Friday, October 16, 2009

MTV 2.0

This week's Gitlin reading got me thinking about television and demographics. Everyone born after 1970 grew up with MTV from its inception in 1981, MTV changed the way adolescents watched TV. Moreover, MTV itself was constantly changing. Instead of going into an entire drawn out history of MTV from "Video Killed the Radio Star" to "Room Raiders" the main idea is that MTV completely watered down their programming. At first, it was fresh, inventive, and cool, not like the boring crap your parents were watching on CBS, but now it has become a cesspool of pseudo-reality shows where you can almost see the "actors" reading their lines off a teleprompter.
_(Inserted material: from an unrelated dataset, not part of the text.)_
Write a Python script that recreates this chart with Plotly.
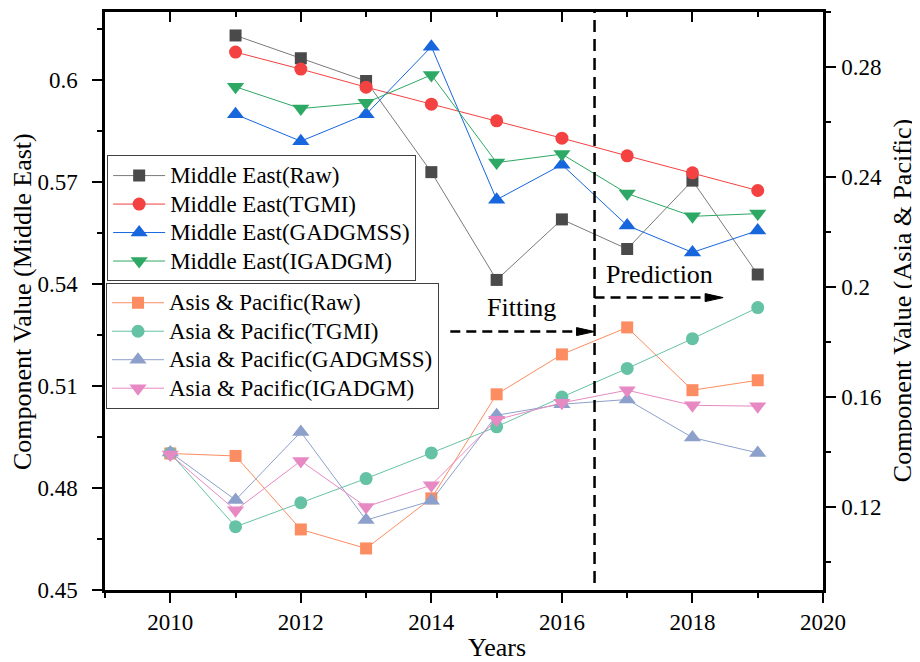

It's just trashy. So how did this happen?

Somewhere over the course of almost 30 years, the bigshots at MTV must have decided that America's youth didn't want to watch music videos or shows about music anymore and switched their format to compete with other networks that started to heavily rely on reality television. However, reality TV that is geared toward adolescents doesn't quite work the same way, and in trying to make it appeal to teens, I think they dumbed it down to the point where it is unbearable to watch. All of the shows, ranging from The Hills to My Supersweet Sixteen, and from MADE to Date My Mom, showcase adolescents acting (for lack of a better word) retarded. When did it become cool or entertaining to watch obnoxious rich kids either do nothing, berate their parents, try to become prom queen or send their moms on dates? At least with TRL we got some MTV news with Kurt Loder or Gideon Yago, and there was actually music.

I recently read an interview with Alexa Chung in PAPER Magazine's 25th Anniversary issue. Alexa Chung came on to the American scene last year as the host of "It's On With Alexa Chung" which airs on MTV. After becoming very famous in Britain for her devil-may-care attitude and style and ecclectic and offbeat look, she landed in Williamsburg to become MTV's own little hipster host. I had mixed feelings about her until I read her interview in PAPER where she states "People always assume that the audience is dumb when they're not. I think the idea of youth TV got shifted and everyone probably assumes that young kids only want to watch shit reality shows when that's not really the case. I think the audience is intelligent and there is definitely the desire to watch something that is a bit indie or irreverent or sarcastic." I couldn't agree more, and neither can MTV's viewers. Her little show has achieved much success in its random timeslot and hopefully this will ignite the return to some of MTV's better programming of yesteryear.